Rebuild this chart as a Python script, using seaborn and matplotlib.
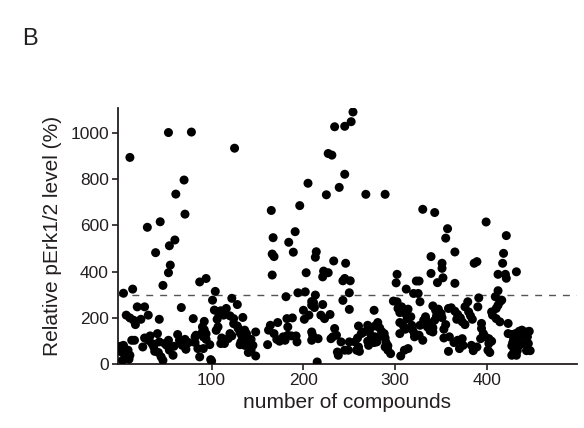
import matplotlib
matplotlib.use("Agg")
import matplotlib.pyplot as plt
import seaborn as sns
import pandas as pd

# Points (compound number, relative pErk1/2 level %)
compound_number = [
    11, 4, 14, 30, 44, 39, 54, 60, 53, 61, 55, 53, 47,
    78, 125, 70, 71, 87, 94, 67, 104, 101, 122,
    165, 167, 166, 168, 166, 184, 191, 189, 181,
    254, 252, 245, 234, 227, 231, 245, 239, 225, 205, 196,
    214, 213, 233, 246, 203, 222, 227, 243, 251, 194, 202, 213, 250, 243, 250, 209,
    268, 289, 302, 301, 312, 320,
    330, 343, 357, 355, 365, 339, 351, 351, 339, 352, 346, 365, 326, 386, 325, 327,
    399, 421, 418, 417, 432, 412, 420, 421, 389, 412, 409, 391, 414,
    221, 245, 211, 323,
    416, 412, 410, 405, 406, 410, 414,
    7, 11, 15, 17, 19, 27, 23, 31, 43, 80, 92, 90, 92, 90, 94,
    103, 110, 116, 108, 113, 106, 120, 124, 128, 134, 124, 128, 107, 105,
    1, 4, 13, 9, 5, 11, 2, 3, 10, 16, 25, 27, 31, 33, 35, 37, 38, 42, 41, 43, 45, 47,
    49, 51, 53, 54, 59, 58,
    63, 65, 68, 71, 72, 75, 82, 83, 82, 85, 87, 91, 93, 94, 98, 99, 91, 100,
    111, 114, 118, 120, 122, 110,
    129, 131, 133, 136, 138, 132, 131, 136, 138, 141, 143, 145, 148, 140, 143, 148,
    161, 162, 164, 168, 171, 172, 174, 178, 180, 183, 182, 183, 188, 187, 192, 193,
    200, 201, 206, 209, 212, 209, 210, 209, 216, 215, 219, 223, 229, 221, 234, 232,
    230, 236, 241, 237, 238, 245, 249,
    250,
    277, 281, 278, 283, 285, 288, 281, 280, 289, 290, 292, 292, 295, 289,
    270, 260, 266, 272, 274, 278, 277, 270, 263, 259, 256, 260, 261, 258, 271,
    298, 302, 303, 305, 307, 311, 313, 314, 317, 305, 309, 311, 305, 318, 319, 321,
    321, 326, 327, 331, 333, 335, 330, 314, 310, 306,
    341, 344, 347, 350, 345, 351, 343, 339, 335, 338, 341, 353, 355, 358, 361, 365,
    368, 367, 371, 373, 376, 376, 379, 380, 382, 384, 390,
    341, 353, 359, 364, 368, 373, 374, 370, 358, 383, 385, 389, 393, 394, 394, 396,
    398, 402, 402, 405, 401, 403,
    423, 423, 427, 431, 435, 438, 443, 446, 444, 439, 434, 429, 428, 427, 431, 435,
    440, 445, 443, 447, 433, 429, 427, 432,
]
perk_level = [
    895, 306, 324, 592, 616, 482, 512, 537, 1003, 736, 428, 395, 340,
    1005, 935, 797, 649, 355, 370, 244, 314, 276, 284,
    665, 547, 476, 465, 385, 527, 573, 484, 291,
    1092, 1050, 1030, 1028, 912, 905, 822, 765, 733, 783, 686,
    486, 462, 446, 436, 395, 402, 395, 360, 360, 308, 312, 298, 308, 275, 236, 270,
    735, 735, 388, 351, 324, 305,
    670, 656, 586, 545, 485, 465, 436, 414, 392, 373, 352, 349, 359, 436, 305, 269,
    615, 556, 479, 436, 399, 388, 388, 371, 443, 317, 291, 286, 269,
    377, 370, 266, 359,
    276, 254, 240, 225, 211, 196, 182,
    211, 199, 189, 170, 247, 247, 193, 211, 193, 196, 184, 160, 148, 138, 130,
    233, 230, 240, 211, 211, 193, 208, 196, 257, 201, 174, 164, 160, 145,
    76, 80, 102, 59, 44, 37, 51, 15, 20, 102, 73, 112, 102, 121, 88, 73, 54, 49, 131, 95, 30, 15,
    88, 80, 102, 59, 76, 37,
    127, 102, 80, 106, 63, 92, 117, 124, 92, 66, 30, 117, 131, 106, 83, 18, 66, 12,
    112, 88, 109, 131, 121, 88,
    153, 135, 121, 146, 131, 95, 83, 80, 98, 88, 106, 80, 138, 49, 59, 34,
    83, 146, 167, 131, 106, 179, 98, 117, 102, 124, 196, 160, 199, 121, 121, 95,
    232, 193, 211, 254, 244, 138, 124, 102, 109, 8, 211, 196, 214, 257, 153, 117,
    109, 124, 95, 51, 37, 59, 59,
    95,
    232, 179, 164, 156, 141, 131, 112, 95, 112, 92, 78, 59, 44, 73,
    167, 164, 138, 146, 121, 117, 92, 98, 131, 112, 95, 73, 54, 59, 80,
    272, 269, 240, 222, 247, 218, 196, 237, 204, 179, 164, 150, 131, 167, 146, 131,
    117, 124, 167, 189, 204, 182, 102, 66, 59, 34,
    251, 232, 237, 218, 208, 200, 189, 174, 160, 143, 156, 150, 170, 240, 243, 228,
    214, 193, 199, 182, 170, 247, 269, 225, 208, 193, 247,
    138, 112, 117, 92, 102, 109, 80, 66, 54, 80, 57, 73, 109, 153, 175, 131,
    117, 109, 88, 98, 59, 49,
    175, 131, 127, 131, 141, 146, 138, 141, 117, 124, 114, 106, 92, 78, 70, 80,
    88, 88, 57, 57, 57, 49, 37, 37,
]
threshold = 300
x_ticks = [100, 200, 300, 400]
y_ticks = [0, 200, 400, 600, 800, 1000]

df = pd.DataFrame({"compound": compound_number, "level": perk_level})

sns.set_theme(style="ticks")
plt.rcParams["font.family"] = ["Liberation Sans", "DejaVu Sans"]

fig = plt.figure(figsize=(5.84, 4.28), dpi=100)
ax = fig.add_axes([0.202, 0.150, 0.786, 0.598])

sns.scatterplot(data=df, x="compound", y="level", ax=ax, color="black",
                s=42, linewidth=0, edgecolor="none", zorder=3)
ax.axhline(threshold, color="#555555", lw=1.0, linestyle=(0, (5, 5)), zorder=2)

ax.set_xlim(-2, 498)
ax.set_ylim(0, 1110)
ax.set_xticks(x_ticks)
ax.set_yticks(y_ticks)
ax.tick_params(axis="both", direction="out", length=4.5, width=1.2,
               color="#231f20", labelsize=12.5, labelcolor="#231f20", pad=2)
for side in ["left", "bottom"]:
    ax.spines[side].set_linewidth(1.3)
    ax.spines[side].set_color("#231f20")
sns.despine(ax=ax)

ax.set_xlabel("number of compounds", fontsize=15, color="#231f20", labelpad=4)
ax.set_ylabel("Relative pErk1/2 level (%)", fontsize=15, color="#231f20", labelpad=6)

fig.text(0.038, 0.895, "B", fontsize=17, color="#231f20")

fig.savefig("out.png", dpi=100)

====

YOUR OBJECTIVE:
Repeat, word for word and with no pictures, only the lines running from the beginning of the data to the line that contains "import pandas as pd".

THE OUTPUT:
Rebuild this chart as a Python script, using seaborn and matplotlib.
import matplotlib
matplotlib.use("Agg")
import matplotlib.pyplot as plt
import seaborn as sns
import pandas as pd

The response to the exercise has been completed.